%%

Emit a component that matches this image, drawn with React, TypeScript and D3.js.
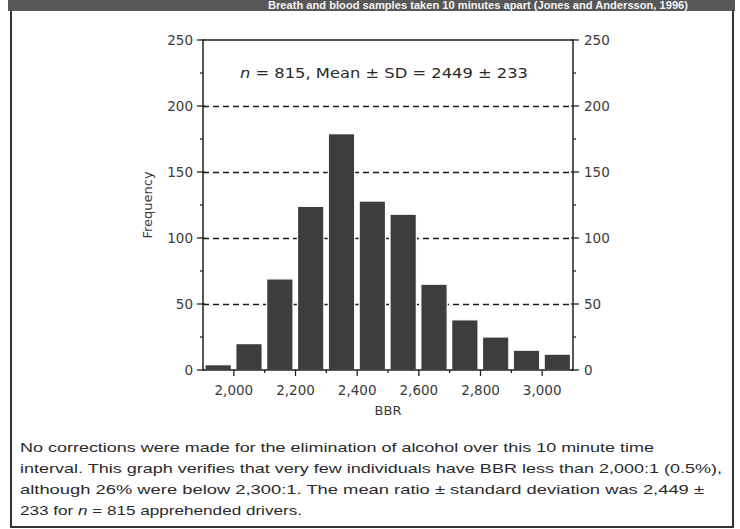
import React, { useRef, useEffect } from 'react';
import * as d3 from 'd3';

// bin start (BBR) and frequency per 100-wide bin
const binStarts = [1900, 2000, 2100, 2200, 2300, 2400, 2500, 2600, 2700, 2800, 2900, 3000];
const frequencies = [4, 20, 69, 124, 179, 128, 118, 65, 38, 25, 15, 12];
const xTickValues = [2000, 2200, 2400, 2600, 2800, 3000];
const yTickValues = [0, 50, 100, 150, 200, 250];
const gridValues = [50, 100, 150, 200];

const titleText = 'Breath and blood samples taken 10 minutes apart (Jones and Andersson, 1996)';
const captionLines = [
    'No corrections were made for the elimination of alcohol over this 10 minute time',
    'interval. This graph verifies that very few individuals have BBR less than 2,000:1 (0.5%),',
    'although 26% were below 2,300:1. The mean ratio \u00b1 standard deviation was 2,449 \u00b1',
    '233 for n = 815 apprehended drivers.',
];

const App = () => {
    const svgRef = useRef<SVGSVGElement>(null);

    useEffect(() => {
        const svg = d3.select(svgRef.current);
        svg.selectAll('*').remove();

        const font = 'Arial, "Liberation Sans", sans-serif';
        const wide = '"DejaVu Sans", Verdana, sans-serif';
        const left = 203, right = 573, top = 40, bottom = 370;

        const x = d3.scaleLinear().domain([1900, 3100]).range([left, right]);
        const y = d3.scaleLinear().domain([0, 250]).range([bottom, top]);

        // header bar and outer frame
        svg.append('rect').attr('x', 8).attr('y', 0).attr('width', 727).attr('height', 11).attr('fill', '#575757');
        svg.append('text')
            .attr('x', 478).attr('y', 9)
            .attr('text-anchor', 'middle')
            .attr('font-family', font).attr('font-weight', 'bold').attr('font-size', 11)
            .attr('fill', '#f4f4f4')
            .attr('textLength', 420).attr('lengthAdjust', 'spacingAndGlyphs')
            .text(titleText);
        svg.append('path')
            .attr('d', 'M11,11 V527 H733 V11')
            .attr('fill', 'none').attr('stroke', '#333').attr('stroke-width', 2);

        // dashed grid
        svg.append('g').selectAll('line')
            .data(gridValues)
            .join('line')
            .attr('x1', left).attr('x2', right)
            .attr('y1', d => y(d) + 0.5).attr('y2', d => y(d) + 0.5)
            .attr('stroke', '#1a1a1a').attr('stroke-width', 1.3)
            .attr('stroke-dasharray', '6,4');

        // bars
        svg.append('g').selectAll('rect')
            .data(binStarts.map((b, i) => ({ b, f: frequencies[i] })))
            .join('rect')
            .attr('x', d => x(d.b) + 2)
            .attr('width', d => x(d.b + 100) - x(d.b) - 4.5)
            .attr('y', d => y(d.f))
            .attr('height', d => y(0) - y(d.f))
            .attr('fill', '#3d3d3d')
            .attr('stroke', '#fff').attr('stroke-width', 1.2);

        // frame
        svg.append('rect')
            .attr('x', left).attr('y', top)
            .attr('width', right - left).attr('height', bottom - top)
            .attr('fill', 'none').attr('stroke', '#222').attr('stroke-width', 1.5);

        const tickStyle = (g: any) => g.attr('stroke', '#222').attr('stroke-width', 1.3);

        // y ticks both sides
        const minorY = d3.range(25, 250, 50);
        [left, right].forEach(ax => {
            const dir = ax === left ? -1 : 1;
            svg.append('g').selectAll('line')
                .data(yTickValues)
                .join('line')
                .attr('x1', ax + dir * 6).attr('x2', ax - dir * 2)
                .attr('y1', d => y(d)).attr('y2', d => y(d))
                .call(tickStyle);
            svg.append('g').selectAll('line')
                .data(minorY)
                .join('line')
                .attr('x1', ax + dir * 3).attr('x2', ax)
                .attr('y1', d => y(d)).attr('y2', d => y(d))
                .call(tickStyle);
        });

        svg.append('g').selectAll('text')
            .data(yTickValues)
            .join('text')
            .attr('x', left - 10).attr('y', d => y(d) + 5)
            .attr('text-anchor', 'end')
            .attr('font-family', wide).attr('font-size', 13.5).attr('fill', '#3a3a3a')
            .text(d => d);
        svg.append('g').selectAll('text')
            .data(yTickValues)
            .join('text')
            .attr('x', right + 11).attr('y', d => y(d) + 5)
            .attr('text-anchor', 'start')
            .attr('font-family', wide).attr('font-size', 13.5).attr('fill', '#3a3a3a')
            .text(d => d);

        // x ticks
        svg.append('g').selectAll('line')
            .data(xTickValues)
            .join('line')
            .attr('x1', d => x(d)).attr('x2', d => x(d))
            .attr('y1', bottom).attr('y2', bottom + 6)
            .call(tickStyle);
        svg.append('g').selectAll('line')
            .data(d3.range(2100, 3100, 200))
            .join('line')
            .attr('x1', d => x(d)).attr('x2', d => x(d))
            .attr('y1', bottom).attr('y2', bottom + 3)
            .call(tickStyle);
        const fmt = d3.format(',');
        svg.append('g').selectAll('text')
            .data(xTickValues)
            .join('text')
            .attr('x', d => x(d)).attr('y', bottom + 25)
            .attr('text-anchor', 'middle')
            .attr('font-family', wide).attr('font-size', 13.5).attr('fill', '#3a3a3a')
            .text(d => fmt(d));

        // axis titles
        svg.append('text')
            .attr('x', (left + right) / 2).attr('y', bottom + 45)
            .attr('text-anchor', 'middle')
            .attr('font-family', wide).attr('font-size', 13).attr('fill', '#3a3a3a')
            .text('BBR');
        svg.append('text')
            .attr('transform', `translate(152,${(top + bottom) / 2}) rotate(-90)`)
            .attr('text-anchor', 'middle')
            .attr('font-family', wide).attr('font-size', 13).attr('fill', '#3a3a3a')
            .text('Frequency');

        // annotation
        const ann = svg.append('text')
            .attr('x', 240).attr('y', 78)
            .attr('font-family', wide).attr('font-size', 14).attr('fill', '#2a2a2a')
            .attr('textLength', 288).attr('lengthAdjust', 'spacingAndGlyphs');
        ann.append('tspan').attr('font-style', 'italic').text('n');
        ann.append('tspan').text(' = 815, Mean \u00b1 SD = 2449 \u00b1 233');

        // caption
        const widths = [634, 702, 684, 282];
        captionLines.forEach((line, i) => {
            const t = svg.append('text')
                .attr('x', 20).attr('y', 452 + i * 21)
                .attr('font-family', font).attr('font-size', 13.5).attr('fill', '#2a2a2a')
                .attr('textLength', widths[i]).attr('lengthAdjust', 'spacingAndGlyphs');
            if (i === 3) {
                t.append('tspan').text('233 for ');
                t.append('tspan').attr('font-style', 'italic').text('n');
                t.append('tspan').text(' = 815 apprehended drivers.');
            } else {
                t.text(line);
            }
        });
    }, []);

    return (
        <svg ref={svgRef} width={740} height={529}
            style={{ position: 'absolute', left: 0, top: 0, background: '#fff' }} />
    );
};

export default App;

%%

# EXERCISE TASK
Pictures excluded, repeat exactly the lines from the top of the material through the line with "import * as d3 from 'd3';", including both of those lines.

# RESULT
Emit a component that matches this image, drawn with React, TypeScript and D3.js.
import React, { useRef, useEffect } from 'react';
import * as d3 from 'd3';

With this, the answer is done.